3.) Human Sinfulness
Augustine believed that man’s sinfulness necessarily divided the human race into two communities – The City of God vs. The City of Man. This corresponds nicely to the Reformed antithesis of The seed of the woman vs. The seed of the serpent. This human sinfulness, according to Augustine, divides men because occupants of each city have different aims, motives and principles. Augustine believed that human sinfulness was the most prominent thing that could be discerned in human history. Keep in mind though that this seemingly simple observation is unique to a Christian view of History because non Christian views of history have no transcendent reference point by which to adjudicate sin and no view of history that can define sin except as those things which have occurred which eventually came to be thought of as “bad” because some majority subjectively labeled those things as “bad.” Augustine had a measure by which he could adjudicate sin and righteousness in history.
4.) Redemption By Christ
Humans can escape the city of man and become citizens of the city of God because of the Redemption offered in Christ.
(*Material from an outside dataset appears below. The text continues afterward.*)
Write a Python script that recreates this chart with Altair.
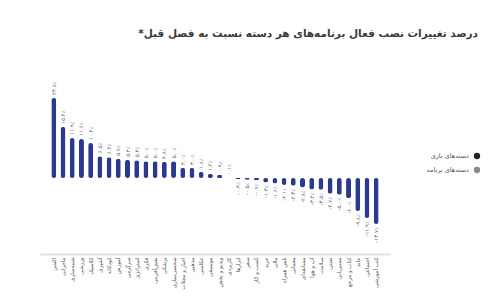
import altair as alt
import pandas as pd

categories = [
    "اکشن", "ماجرایی", "شبیه‌سازی", "ورزشی", "کلاسیک", "آشپزی", "کودکانه",
    "آموزش", "سرگرمی", "استراتژی", "فکری", "نقش‌آفرینی", "پزشکی", "شخصی‌سازی",
    "اخبار و مجلات", "مذهبی", "عکاسی", "موسیقی", "ویدیو و پخش", "کاربردی",
    "ابزارها", "سفر", "کسب و کار", "خرید", "مالی", "تلفن همراه", "معمایی",
    "مسابقه‌ای", "آب و هوا", "سلامت", "تفننی", "مسیریابی", "کتاب و مرجع",
    "خانه", "اجتماعی", "کتب آموزشی"
]
values = [
    23.8, 15.2, 11.9, 11.6, 10.4, 6.5, 6.2, 5.7, 5.4, 5.3, 5.0, 5.0, 4.8, 5.0,
    3.0, 3.0, 1.8, 1.2, 0.9, 0.1,
    -0.3, -0.5, -0.7, -1.3, -1.6, -2.1, -2.3, -2.8, -3.4, -3.5, -4.7, -5.0,
    -6.0, -9.8, -11.9, -13.7
]
legend_labels = ["دسته‌های بازی", "دسته‌های برنامه"]
legend_colors = ["#222222", "#8a8a8a"]
title_text = "\u200fدرصد تغییرات نصب فعال برنامه‌های هر دسته نسبت به فصل قبل*\u200f"

def fa_num(v):
    s = f"{abs(v):.1f}".translate(str.maketrans("0123456789", "۰۱۲۳۴۵۶۷۸۹"))
    return ("-" if v < 0 else "") + s + "٪"

df = pd.DataFrame({
    "cat": categories,
    "val": values,
    "label": [fa_num(v) for v in values],
})
leg = pd.DataFrame({"kind": legend_labels})

FONT = "DejaVu Sans"
x_enc = alt.X("cat:N", sort=categories,
              scale=alt.Scale(paddingOuter=1, paddingInner=0),
              axis=alt.Axis(title=None, labelAngle=-90, labelAlign="right",
                            labelBaseline="middle", labelFontSize=5.5,
                            labelColor="#555", labelFont=FONT, ticks=False,
                            domainColor="#e2e2e2", domainWidth=2, labelPadding=3))
y_scale = alt.Scale(domain=[-22.6, 35.1], nice=False, zero=True)

bars = alt.Chart(df).mark_bar(size=5, cornerRadius=2.5, color="#2b3990").encode(
    x=x_enc,
    y=alt.Y("val:Q", scale=y_scale, axis=None),
)

pos = alt.Chart(df).transform_filter("datum.val >= 0").mark_text(
    angle=270, align="left", baseline="middle", dx=3, fontSize=5.5,
    color="#6a6a6a", font=FONT
).encode(x=alt.X("cat:N", sort=categories), y=alt.Y("val:Q", scale=y_scale), text="label:N")

neg = alt.Chart(df).transform_filter("datum.val < 0").mark_text(
    angle=270, align="right", baseline="middle", dx=-3, fontSize=5.5,
    color="#6a6a6a", font=FONT
).encode(x=alt.X("cat:N", sort=categories), y=alt.Y("val:Q", scale=y_scale), text="label:N")

legend_layer = alt.Chart(leg).mark_circle(opacity=0).encode(
    color=alt.Color("kind:N", sort=legend_labels,
                    scale=alt.Scale(domain=legend_labels, range=legend_colors),
                    legend=alt.Legend(title=None, orient="none", legendX=433, legendY=92,
                                      symbolType="circle", symbolSize=40, symbolOpacity=1,
                                      labelAlign="right",
                                      labelOffset={"expr": "-12"}, labelFontSize=6.5,
                                      labelColor="#555",
                                      labelFont=FONT, rowPadding=6))
)

chart = alt.layer(bars, pos, neg, legend_layer).properties(
    width=350, height=194,
    autosize=alt.AutoSizeParams(type="none"),
    padding={"left": 40, "top": 60, "right": 110, "bottom": 46},
    title=alt.TitleParams(
        title_text,
        anchor="end", frame="group", dx=88, offset=21, fontSize=10.5, font=FONT,
        fontWeight="bold", color="#3a3a3a"),
).configure_view(stroke="transparent", strokeWidth=0)

chart.save("out.html", embed_options={"renderer": "svg", "actions": False})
The redemptive events in the life of Christ are unique events in history that end up giving significance and meaning to human history. In Christ man lives in the City of God and acts out his citizenship in that city by his involvement in the city of man. The result is that human history is suffused with meaning as men who have been redeemed bring their citizenship in that city to bear on their citizenship in the city of man.